If $A=[u_1\cdots u_r]$ and $B=[v_1\cdots v_r]$ have independent columns, prove that $B^TA$ is invertible, where $u_i,v_i\in\mathbb{R}^n, n\geq r$.
If $A,B$ have independent columns then $Ax=0\implies x=0$ and $By=0\implies y=0$.
I can also prove that $rank(B^TA)\leq \min(rank(B^T),rank(A))=r$
We have to prove, $B^TAx=0\implies x=0$, it would be helpful to get a hint on how to approach this.
Note: This is needed to derive the expression for an oblique projection matrix in the form $P=A(B^TA)^{-1}B^T$, where $\{u_1,\cdots,u_r\}$ is a basis for the range of P, i.e., $Range(P)$ and $\{u_1,\cdots,u_r\}$ is a basis for the rowspace of P, i.e, $N^\perp$, and the vectorspace $V=Range(P)\oplus Kernel(P)$
Please check Page 13 for the proof.
Best Answer
Note that $x\in \ker B^TA$ is equivalent to $Ax \in \ker B^T$. Since $A$ has independent columns, if $x$ is non-zero, then $Ax$ is a non-zero vector in the column space of $A$. Being in the null space of $B^T$ is the same as being in the orthogonal complement of the column space of $B$ (since $B^Tx=0 \Leftrightarrow y^TB^Tx=0 \text{ for all } y \Leftrightarrow \langle x, By\rangle=0 \text{ for all } y$ ).

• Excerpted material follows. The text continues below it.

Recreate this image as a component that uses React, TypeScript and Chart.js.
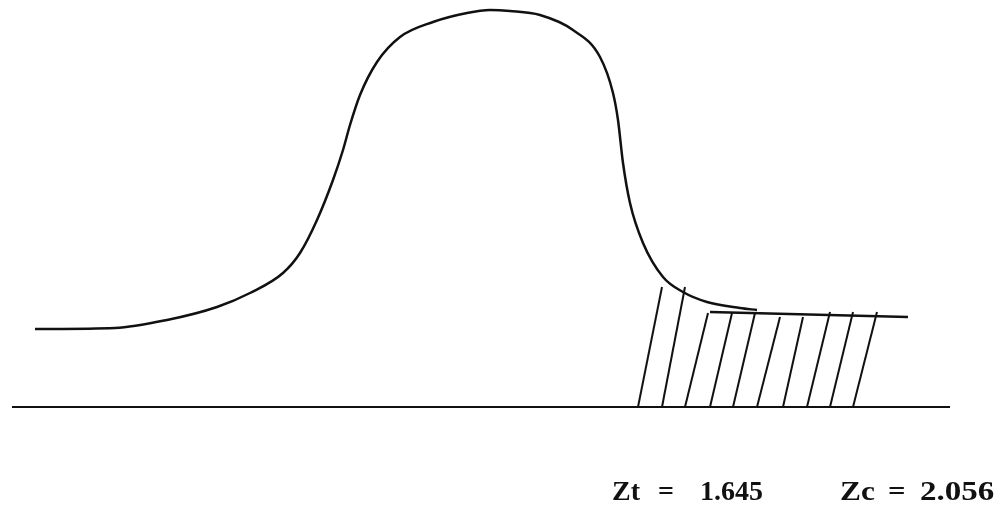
import React, { useEffect, useRef } from "react";
import { Chart, registerables } from "chart.js";

Chart.register(...registerables);

// Curve (z, density)
const curveZ = [-4.55, -3.75, -3.23, -2.73, -2.4, -2.07, -1.9, -1.73, -1.57, -1.47, -1.4, -1.3, -1.13, -0.9, -0.57, -0.23, 0, 0.2, 0.5, 0.83, 1.1, 1.23, 1.28, 1.33, 1.4, 1.53, 1.73, 1.93, 2.17, 2.5, 2.67];
const curveD = [0.078, 0.079, 0.087, 0.1, 0.114, 0.134, 0.154, 0.187, 0.227, 0.257, 0.282, 0.312, 0.345, 0.37, 0.385, 0.394, 0.397, 0.396, 0.392, 0.377, 0.35, 0.314, 0.287, 0.244, 0.204, 0.164, 0.13, 0.115, 0.105, 0.099, 0.097];

// Right tail stroke
const tailZ = [2.2, 4.18];
const tailD = [0.095, 0.09];

// Baseline
const baseZ = [-4.78, 4.6];

// Hatch lines
const hatchBottomZ = [1.48, 1.72, 1.95, 2.2, 2.43, 2.67, 2.93, 3.17, 3.4, 3.63];
const hatchTopZ = [1.72, 1.95, 2.18, 2.42, 2.65, 2.9, 3.13, 3.4, 3.63, 3.87];
const hatchTopD = [0.12, 0.12, 0.094, 0.094, 0.094, 0.09, 0.09, 0.095, 0.095, 0.095];

// Labels
const labelParts = [
  { text: "Zt", x: 612, stretch: 1 },
  { text: "=", x: 658, stretch: 1 },
  { text: "1.645", x: 700, stretch: 1 },
  { text: "Zc", x: 840, stretch: 1.12 },
  { text: "=", x: 888, stretch: 1.1 },
  { text: "2.056", x: 920, stretch: 1.18 },
];

const INK = "#111";

export default function App() {
  const ref = useRef<HTMLCanvasElement | null>(null);

  useEffect(() => {
    document.body.style.margin = "0";
    const canvas = ref.current;
    if (!canvas) return;

    const datasets: any[] = [];
    datasets.push({
      data: baseZ.map((z) => ({ x: z, y: 0 })),
      borderColor: INK,
      borderWidth: 2,
      pointRadius: 0,
      tension: 0,
    });
    datasets.push({
      data: curveZ.map((z, i) => ({ x: z, y: curveD[i] })),
      borderColor: INK,
      borderWidth: 2.5,
      pointRadius: 0,
      cubicInterpolationMode: "monotone",
    });
    datasets.push({
      data: tailZ.map((z, i) => ({ x: z, y: tailD[i] })),
      borderColor: INK,
      borderWidth: 2.5,
      pointRadius: 0,
      tension: 0,
    });
    hatchBottomZ.forEach((bz, i) => {
      datasets.push({
        data: [
          { x: bz, y: 0 },
          { x: hatchTopZ[i], y: hatchTopD[i] },
        ],
        borderColor: INK,
        borderWidth: 2,
        pointRadius: 0,
        tension: 0,
      });
    });

    const textPlugin = {
      id: "zlabels",
      afterDraw(chart: any) {
        const ctx = chart.ctx;
        ctx.save();
        ctx.fillStyle = INK;
        ctx.font = "bold 28px 'Liberation Serif', 'Times New Roman', serif";
        ctx.textBaseline = "alphabetic";
        ctx.textAlign = "left";
        labelParts.forEach((p) => {
          ctx.save();
          ctx.translate(p.x, 500);
          ctx.scale(p.stretch, 1);
          ctx.fillText(p.text, 0, 0);
          ctx.restore();
        });
        ctx.restore();
      },
    };

    const chart = new Chart(canvas, {
      type: "scatter",
      data: { datasets },
      options: {
        animation: false,
        responsive: false,
        showLine: true,
        layout: { padding: 0 },
        plugins: { legend: { display: false }, tooltip: { enabled: false } },
        scales: {
          x: { type: "linear", display: false, min: -4.9, max: 5.05 },
          y: { type: "linear", display: false, min: -0.11, max: 0.407 },
        },
        elements: { line: { fill: false } },
      } as any,
      plugins: [textPlugin],
    });

    return () => chart.destroy();
  }, []);

  return (
    <div style={{ position: "fixed", left: 0, top: 0, width: 995, height: 517, background: "#fff" }}>
      <canvas ref={ref} width={995} height={517} style={{ display: "block", width: 995, height: 517 }} />
    </div>
  );
}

Then $Ax$ is in the intersection of column space of $A$ and the orthogonal complement of the column space of $B$. But if these two have non-trivial intersection, their sum has dimension which is insufficient to span the ambient space ($\dim V+W=\dim V+ \dim W- \dim V\cap W $, which in our case gives at most $r+(n-r)-1=n-1$). Thus the only $x$ that can be in $\ker B^TA$ is the zero $x$.